Pierre Dandjinou, vice president for ICANN Africa.
The lack of digital market community involvement in Africa is hampering its growth and competence on a global scale, according to the International Corporation of Assigned Names and Numbers (ICANN).
Speaking during a panel discussion on the future of the domain name industry in Africa at iWeek in Johannesburg, Pierre Dandjinou, vice president for ICANN Africa, pointed to the lack of communication in African communities.
HumanIPO reported earlier today on ICANN’s three-year strategy to leverage its African participation.
South Africa is considered an example for the continent, with Dandjinou pointing to a lack of available information and business engagement in African communities.
“There is no such a debate or discussion,” Dandjinou said.
According to Vika Mpisane, general manager of the ZA Name Domain Association (ZADNA), the future of growth in Africa is about finding business shortcuts in implementing the newest models.
“In essence it is preparing ourselves for the necessary infrastructure so that registrars and end consumers… [can engage with a] good fundamental structure as basis,” Mpisane said.
Dandjinou feels registrars are not making progress, considering the vast amounts of money invested for the intended purposes of growing the industry in Africa.

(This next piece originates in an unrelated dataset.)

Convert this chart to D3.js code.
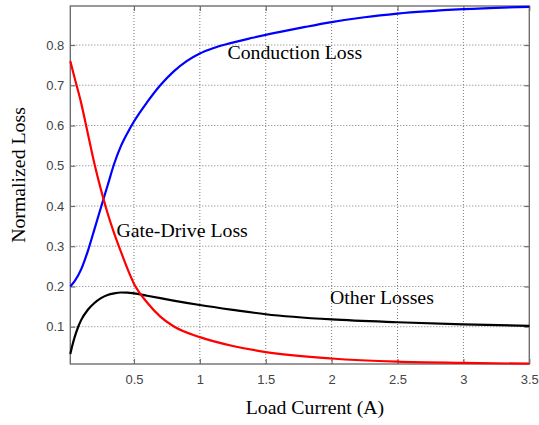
<!DOCTYPE html>
<html>
<head>
<meta charset="utf-8">
<script src="https://cdn.jsdelivr.net/npm/d3@7"></script>
<style>
  html, body { margin: 0; padding: 0; background: #fff; }
  svg { display: block; }
</style>
</head>
<body>
<svg id="chart" width="539" height="425"></svg>
<script>
// Load current samples (A) for each loss curve
const conductionX = [0.017, 0.05, 0.1, 0.15, 0.2, 0.25, 0.3, 0.35, 0.4, 0.45, 0.5, 0.6, 0.7, 0.8, 0.9, 1.0, 1.1, 1.2, 1.4, 1.6, 1.8, 2.0, 2.25, 2.5, 3.0, 3.5];
const conductionLoss = [0.200, 0.213, 0.243, 0.288, 0.342, 0.397, 0.451, 0.505, 0.548, 0.581, 0.610, 0.658, 0.700, 0.734, 0.760, 0.779, 0.792, 0.802, 0.818, 0.832, 0.845, 0.857, 0.869, 0.878, 0.889, 0.895];

const gateX = [0.017, 0.05, 0.1, 0.15, 0.2, 0.25, 0.3, 0.35, 0.4, 0.5, 0.6, 0.7, 0.8, 1.0, 1.25, 1.5, 2.0, 2.5, 3.0, 3.5];
const gateDriveLoss = [0.760, 0.718, 0.655, 0.580, 0.505, 0.440, 0.382, 0.332, 0.287, 0.207, 0.160, 0.125, 0.101, 0.074, 0.052, 0.037, 0.021, 0.013, 0.010, 0.008];

const otherX = [0.017, 0.03, 0.05, 0.075, 0.1, 0.15, 0.2, 0.25, 0.3, 0.35, 0.4, 0.45, 0.5, 0.6, 0.7, 0.8, 1.0, 1.25, 1.5, 2.0, 2.5, 3.0, 3.5];
const otherLosses = [0.032, 0.050, 0.074, 0.098, 0.117, 0.142, 0.159, 0.171, 0.179, 0.183, 0.185, 0.1848, 0.183, 0.177, 0.171, 0.165, 0.154, 0.142, 0.131, 0.118, 0.111, 0.106, 0.102];

const xTicks = [0.5, 1, 1.5, 2, 2.5, 3, 3.5];
const yTicks = [0.1, 0.2, 0.3, 0.4, 0.5, 0.6, 0.7, 0.8];

const xDomain = [0.017, 3.5];
const yDomain = [0.0073, 0.897];

const svg = d3.select("#chart");
const plotLeft = 70.3, plotRight = 529.3, plotTop = 6, plotBottom = 364;

const x = d3.scaleLinear().domain(xDomain).range([plotLeft, plotRight]);
const y = d3.scaleLinear().domain(yDomain).range([plotBottom, plotTop]);

const axisColor = "#6e6e6e";
const gridColor = "#7a7a7a";
const tickFont = "'Liberation Sans', Arial, sans-serif";
const serif = "'Liberation Serif', 'Times New Roman', serif";

// dotted grid
const grid = svg.append("g");
grid.selectAll("line.gx").data(xTicks.filter(t => t < 3.5)).enter().append("line")
  .attr("x1", d => x(d)).attr("x2", d => x(d))
  .attr("y1", plotTop).attr("y2", plotBottom)
  .attr("stroke", gridColor).attr("stroke-width", 1).attr("stroke-dasharray", "1,2");
grid.selectAll("line.gy").data(yTicks).enter().append("line")
  .attr("x1", plotLeft).attr("x2", plotRight)
  .attr("y1", d => y(d)).attr("y2", d => y(d))
  .attr("stroke", gridColor).attr("stroke-width", 1).attr("stroke-dasharray", "1,2");

// axes with inward ticks on all four sides
const tickLen = 5;
const xAxisB = d3.axisBottom(x).tickValues(xTicks).tickSizeInner(-tickLen).tickSizeOuter(0).tickPadding(11)
  .tickFormat(d3.format("~g"));
const xAxisT = d3.axisTop(x).tickValues(xTicks).tickSizeInner(-tickLen).tickSizeOuter(0).tickFormat("");
const yAxisL = d3.axisLeft(y).tickValues(yTicks).tickSizeInner(-tickLen).tickSizeOuter(0).tickPadding(11)
  .tickFormat(d3.format(".1f"));
const yAxisR = d3.axisRight(y).tickValues(yTicks).tickSizeInner(-tickLen).tickSizeOuter(0).tickFormat("");

function styleAxis(g) {
  g.select(".domain").remove();
  g.selectAll(".tick line").attr("stroke", axisColor).attr("stroke-width", 1.2);
  g.selectAll(".tick text").attr("fill", "#444").style("font-family", tickFont).style("font-size", "13px");
}

svg.append("g").attr("transform", `translate(0,${plotBottom})`).call(xAxisB).call(styleAxis)
  .selectAll(".tick text").attr("dy", "0.71em");
svg.append("g").attr("transform", `translate(0,${plotTop})`).call(xAxisT).call(styleAxis);
svg.append("g").attr("transform", `translate(${plotLeft},0)`).call(yAxisL).call(styleAxis)
  .selectAll(".tick text").attr("x", -6);
svg.append("g").attr("transform", `translate(${plotRight},0)`).call(yAxisR).call(styleAxis);

// plot box
svg.append("rect")
  .attr("x", plotLeft).attr("y", plotTop)
  .attr("width", plotRight - plotLeft).attr("height", plotBottom - plotTop)
  .attr("fill", "none").attr("stroke", axisColor).attr("stroke-width", 1.4);

// loss curves
const line = d3.line().x(d => x(d[0])).y(d => y(d[1])).curve(d3.curveMonotoneX);
const series = [
  { xs: otherX, ys: otherLosses, color: "#000000" },
  { xs: conductionX, ys: conductionLoss, color: "#0000ff" },
  { xs: gateX, ys: gateDriveLoss, color: "#ff0000" }
];
series.forEach(s => {
  svg.append("path")
    .datum(s.xs.map((v, i) => [v, s.ys[i]]))
    .attr("d", line)
    .attr("fill", "none")
    .attr("stroke", s.color)
    .attr("stroke-width", 2.2)
    .attr("stroke-linejoin", "round");
});

// curve annotations
const labelSize = "19.8px";
const labels = [
  { text: "Conduction Loss", x: 227.5, y: 59 },
  { text: "Gate-Drive Loss", x: 116.5, y: 237 },
  { text: "Other Losses", x: 330, y: 304 }
];
svg.selectAll("text.lbl").data(labels).enter().append("text")
  .attr("class", "lbl")
  .attr("x", d => d.x).attr("y", d => d.y)
  .style("font-family", serif).style("font-size", labelSize)
  .attr("fill", "#000")
  .text(d => d.text);

// axis titles
svg.append("text")
  .attr("x", 315).attr("y", 414)
  .attr("text-anchor", "middle")
  .style("font-family", serif).style("font-size", labelSize)
  .text("Load Current (A)");
svg.append("text")
  .attr("transform", "translate(25,175) rotate(-90)")
  .attr("text-anchor", "middle")
  .style("font-family", serif).style("font-size", labelSize)
  .text("Normalized Loss");
</script>
</body>
</html>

He believes the focus needs to shift to Africa as a market and its business name for which the barrier of information provision has to be bridged for awareness.
Community participation is also essential for future growth, which Neil Dundas, director of the ZA Central Registry (ZACR), feels is a gap on local level.
While ICANN has partnered with organisations such as the Internet Society (ISOC) to understand the African market better, local governments and other stakeholders need to step up to face challenges the industry faces.
“The registry of domain name is dependent on locals themselves,” Mpisane said.
“The main system as it stands is not a silver bullet – it is one key factor in a greater system. The whole community must come together,” Dundas said, esteeming the lack of passion and drive for ICT policies in Africa.
Contextualisation, reorganisation and complying with regulatory rules will be significant points of African community participation.
“There will be opportunities for Africa to take advantage of,” Mpisane said.
Dandjinous emphasised the importance for African governments to take ownership of the domains while complying with the rules set to guide the way forward.